O que fazia a primeira-dama Rosângela Lula da Silva,
a Janja, sentada ao lado do marido, o presidente Luiz Inácio Lula da Silva,
numa reunião de autoridades no âmbito da Organização das Nações Unidas para a
Alimentação e a Agricultura (FAO), em Roma? O que fazia a senhora Lula da Silva
sentada junto com os diplomatas e ministros brasileiros no plenário da ONU
durante a recente Assembleia-Geral, em que seu marido discursou?
Considerando que a sra. Janja não exerce nenhum
cargo público, são perguntas pertinentes, para as quais não se sabe a resposta.
Qualquer que seja a justificativa que o presidente Lula crie para dar à sua
mulher tratamento de ministra de Estado e de diplomata, sendo que ela não é nem
isso nem aquilo, está clara a confusão entre as esferas pública e privada do
presidente. E isso não é permitido num regime republicano.
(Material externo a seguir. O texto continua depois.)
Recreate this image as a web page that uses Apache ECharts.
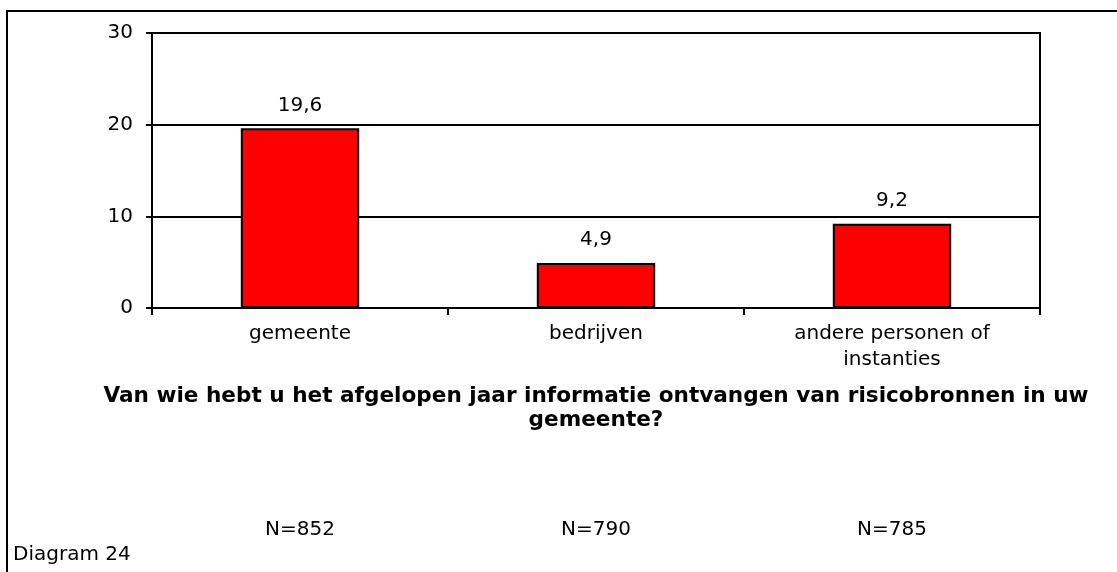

E já que não há insulto ao qual não se possa
adicionar a injúria, o governo tentou, em agosto, dar contornos jurídicos a
essa ilegitimidade. No artigo 8.º do decreto presidencial 12.604/2025, o marido
de Janja, o ministro-chefe da Casa Civil, Rui Costa, e a ministra da Gestão e
da Inovação, Esther Dweck, ampliaram o acesso de Janja aos serviços do Gabinete
Pessoal da Presidência da República, completando um ciclo de defesa dos, vamos
chamar assim, serviços da primeira-dama – um ciclo iniciado pela orientação
normativa da Advocacia-Geral da União (AGU) sobre a atuação da cônjuge do
presidente.
Na semana passada, com razão, a oposição apresentou
projetos de decretos legislativos – que precisam de maioria simples na Câmara e
no Senado para serem aprovados – com o objetivo de desfazer a iniciativa do
Palácio do Planalto.
Com ou sem decreto, é tão eloquente quanto constrangedor
o esforço desmedido da primeira-dama para exercer influência política e
desempenhar papel prático no governo, tarefa para a qual não tem mandato
concedido nem pelos eleitores nem pela legislação. Trata-se, em suma, de um
poder lastreado exclusivamente por sua condição de cônjuge de Lula. Embora o
decreto presidencial tente mostrar algo diferente, o fato incontornável é a
incompatibilidade congênita: como Janja é indemissível, porque primeira-dama
não é cargo, seu status impreciso suscita sérias dúvidas sobre o papel e a
publicidade de seus atos.
Foi assim, por exemplo, que Janja quase causou um
incidente diplomático com a China, ao quebrar o protocolo num encontro com o
presidente Xi Jinping e falar a respeito dos efeitos da rede social chinesa TikTok
sobre as mulheres e as crianças brasileiras. Questionada, a primeira-dama
demonstrou absoluta indiferença aos limites legais e rituais de sua atuação:
“Não há protocolo que me faça calar”.
Além disso, Janja se imiscui em temas afeitos à
equipe econômica, teve participação destacada nos eventos ligados à cúpula do
G-20 no Rio e frequentemente compete com ministros formalmente nomeados e
remunerados para auxiliar o presidente. Nada disso, obviamente, encontra
respaldo na legislação, e é por essa razão que, na falta de bom senso da
primeira-dama e de seu marido, deve o Congresso pôr um freio nisso.